PROBLEM REQUIREMENTS:
Identify every line in the records below that contains the word "Apache", and reproduce each one.

TASK INPUT:

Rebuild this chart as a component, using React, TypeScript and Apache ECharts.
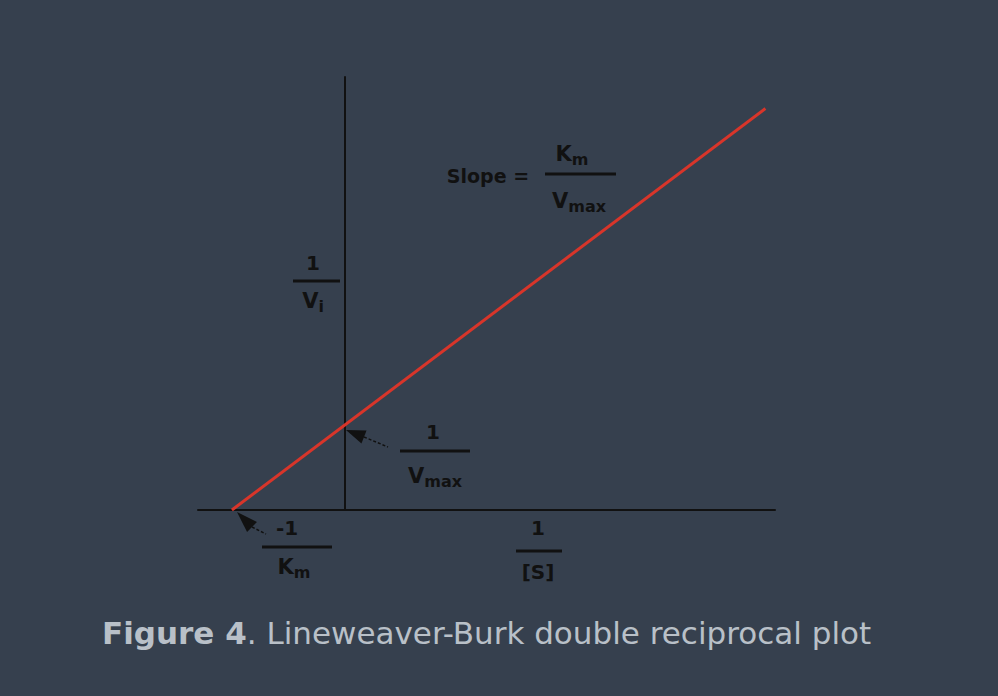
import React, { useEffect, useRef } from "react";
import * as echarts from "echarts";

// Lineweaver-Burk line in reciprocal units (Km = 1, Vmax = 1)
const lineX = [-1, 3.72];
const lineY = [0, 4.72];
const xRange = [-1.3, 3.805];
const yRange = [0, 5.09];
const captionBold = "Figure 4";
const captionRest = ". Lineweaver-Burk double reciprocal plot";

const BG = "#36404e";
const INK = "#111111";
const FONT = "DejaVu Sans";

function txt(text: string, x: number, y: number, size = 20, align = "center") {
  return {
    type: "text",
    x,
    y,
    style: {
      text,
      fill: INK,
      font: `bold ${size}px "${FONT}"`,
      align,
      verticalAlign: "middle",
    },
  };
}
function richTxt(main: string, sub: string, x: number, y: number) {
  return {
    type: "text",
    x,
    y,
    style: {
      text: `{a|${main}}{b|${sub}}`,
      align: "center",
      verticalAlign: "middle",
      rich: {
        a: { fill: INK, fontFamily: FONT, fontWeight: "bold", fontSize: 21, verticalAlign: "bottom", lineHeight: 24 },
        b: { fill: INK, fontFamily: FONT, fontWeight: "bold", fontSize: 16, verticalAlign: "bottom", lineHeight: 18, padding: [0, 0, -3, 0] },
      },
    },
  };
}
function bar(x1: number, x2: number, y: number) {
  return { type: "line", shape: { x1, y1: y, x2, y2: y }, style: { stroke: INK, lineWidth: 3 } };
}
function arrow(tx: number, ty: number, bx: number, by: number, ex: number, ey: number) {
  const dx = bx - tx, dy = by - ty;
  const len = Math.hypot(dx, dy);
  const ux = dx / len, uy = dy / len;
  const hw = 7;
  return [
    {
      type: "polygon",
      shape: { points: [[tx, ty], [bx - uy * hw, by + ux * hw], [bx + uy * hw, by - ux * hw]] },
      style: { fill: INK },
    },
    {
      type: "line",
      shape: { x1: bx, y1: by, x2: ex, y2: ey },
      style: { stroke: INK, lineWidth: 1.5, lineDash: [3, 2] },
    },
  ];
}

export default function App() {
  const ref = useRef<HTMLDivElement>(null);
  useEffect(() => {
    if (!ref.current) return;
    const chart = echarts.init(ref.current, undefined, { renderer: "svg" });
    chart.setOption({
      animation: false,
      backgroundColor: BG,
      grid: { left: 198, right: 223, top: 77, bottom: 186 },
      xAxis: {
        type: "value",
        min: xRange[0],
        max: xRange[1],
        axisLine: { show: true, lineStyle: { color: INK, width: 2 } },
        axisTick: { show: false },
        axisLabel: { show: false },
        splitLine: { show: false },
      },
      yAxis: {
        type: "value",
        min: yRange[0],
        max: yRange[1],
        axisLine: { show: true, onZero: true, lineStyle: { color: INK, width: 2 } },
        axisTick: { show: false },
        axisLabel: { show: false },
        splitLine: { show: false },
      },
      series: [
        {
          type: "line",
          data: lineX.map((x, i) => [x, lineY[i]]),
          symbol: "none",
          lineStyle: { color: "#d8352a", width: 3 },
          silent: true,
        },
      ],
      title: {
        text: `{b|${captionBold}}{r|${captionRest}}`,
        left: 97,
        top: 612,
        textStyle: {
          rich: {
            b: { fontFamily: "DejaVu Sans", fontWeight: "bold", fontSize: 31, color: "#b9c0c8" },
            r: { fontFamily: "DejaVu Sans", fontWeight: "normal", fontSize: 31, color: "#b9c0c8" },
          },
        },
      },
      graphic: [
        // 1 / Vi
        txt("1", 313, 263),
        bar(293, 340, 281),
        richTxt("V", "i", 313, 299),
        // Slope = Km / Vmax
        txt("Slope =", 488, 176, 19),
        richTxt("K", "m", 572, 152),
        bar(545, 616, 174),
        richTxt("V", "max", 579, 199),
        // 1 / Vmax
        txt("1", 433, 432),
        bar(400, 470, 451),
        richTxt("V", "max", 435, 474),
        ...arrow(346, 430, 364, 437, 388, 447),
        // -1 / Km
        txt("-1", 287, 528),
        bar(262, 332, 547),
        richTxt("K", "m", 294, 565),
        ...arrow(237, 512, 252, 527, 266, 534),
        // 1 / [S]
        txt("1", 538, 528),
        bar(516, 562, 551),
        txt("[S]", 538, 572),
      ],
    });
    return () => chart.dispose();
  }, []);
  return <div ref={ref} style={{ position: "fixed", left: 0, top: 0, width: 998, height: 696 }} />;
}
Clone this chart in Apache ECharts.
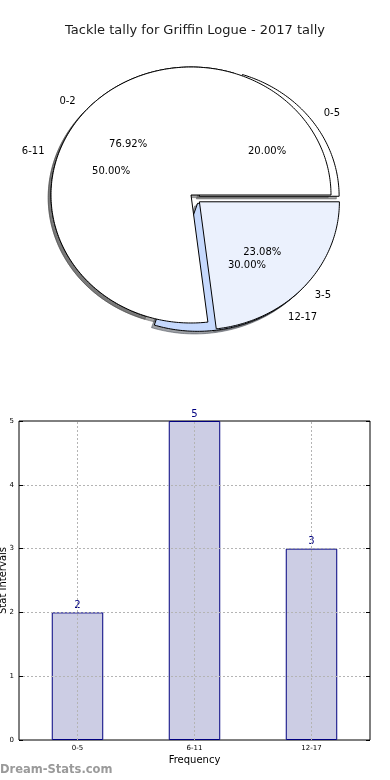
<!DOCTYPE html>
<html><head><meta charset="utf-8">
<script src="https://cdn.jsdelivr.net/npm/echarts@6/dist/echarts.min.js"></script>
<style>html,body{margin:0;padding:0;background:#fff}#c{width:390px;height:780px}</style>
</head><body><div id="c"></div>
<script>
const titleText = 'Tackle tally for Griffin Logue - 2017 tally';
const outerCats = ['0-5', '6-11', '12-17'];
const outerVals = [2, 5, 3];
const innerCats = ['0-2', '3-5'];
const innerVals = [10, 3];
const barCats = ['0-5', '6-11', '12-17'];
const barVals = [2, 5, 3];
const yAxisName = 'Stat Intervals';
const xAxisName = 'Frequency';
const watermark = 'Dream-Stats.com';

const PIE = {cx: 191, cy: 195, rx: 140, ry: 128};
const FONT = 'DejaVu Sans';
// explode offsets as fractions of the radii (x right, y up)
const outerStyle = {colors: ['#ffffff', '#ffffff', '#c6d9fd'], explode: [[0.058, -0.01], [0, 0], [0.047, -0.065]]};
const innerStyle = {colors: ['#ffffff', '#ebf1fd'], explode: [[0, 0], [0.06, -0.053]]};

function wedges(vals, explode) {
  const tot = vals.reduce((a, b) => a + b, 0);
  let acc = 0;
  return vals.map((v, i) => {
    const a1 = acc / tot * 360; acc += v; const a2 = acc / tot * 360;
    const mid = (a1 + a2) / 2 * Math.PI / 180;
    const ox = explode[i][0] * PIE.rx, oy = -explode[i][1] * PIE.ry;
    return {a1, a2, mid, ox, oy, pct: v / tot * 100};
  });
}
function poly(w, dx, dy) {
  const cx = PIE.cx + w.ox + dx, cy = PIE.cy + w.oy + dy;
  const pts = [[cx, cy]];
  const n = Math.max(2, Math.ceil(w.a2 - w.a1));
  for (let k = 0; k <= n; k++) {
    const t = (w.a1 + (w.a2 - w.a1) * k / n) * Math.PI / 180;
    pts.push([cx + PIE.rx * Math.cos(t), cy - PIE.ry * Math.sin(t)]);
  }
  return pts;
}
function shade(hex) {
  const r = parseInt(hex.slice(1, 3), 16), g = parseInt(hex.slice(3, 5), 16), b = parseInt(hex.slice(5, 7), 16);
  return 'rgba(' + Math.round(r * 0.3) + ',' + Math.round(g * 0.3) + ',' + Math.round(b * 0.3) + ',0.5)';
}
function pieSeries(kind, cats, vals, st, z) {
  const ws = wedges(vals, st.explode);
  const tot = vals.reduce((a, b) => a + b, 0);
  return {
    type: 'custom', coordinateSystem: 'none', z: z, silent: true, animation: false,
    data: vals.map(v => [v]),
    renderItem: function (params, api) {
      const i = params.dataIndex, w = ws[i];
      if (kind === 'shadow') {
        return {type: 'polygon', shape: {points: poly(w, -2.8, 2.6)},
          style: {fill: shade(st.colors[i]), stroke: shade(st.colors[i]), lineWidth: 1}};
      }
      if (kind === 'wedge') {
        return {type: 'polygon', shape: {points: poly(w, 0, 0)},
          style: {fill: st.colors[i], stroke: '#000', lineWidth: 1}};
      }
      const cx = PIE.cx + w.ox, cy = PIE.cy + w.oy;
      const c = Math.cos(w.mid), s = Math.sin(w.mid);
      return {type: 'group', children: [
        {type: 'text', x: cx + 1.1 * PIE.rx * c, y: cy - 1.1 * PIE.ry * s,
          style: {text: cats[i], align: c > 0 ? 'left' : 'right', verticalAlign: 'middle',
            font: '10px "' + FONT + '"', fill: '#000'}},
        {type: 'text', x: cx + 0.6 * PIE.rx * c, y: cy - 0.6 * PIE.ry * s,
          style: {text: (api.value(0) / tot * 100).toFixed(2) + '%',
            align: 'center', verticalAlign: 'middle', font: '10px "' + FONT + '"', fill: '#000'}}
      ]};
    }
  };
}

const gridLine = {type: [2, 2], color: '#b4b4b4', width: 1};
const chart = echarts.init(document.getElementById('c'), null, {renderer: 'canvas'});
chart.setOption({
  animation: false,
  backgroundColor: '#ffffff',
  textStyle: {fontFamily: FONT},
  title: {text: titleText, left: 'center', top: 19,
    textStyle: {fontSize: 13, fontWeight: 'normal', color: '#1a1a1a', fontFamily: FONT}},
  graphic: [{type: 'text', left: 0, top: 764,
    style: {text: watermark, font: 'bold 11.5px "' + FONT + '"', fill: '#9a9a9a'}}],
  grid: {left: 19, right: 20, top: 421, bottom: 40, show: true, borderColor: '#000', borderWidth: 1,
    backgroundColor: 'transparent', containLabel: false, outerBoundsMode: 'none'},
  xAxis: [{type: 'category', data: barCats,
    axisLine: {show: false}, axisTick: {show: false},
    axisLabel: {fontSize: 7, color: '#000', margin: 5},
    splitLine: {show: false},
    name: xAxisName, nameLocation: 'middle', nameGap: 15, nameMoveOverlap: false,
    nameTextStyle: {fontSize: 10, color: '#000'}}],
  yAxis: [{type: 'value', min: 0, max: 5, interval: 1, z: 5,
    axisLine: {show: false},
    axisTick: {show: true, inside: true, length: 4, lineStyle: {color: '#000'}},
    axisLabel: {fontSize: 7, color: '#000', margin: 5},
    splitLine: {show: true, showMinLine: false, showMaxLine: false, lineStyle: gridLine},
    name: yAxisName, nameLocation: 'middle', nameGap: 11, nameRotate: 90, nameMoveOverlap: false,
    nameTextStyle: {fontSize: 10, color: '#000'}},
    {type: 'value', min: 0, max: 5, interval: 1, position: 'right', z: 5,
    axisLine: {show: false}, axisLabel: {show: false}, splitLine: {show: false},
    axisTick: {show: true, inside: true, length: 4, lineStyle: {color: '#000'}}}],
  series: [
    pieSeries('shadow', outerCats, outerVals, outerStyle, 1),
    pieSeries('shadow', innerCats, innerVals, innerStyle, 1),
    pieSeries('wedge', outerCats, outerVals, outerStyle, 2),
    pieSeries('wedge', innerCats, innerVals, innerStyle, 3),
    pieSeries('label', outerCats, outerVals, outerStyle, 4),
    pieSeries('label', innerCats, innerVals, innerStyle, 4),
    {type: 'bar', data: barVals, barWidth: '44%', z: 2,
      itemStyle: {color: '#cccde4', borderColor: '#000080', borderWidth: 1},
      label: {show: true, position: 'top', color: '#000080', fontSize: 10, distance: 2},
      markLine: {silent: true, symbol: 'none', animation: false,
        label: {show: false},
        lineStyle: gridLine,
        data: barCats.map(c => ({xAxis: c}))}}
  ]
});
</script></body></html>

TASK ANSWER:
Rebuild this chart as a component, using React, TypeScript and Apache ECharts.
Clone this chart in Apache ECharts.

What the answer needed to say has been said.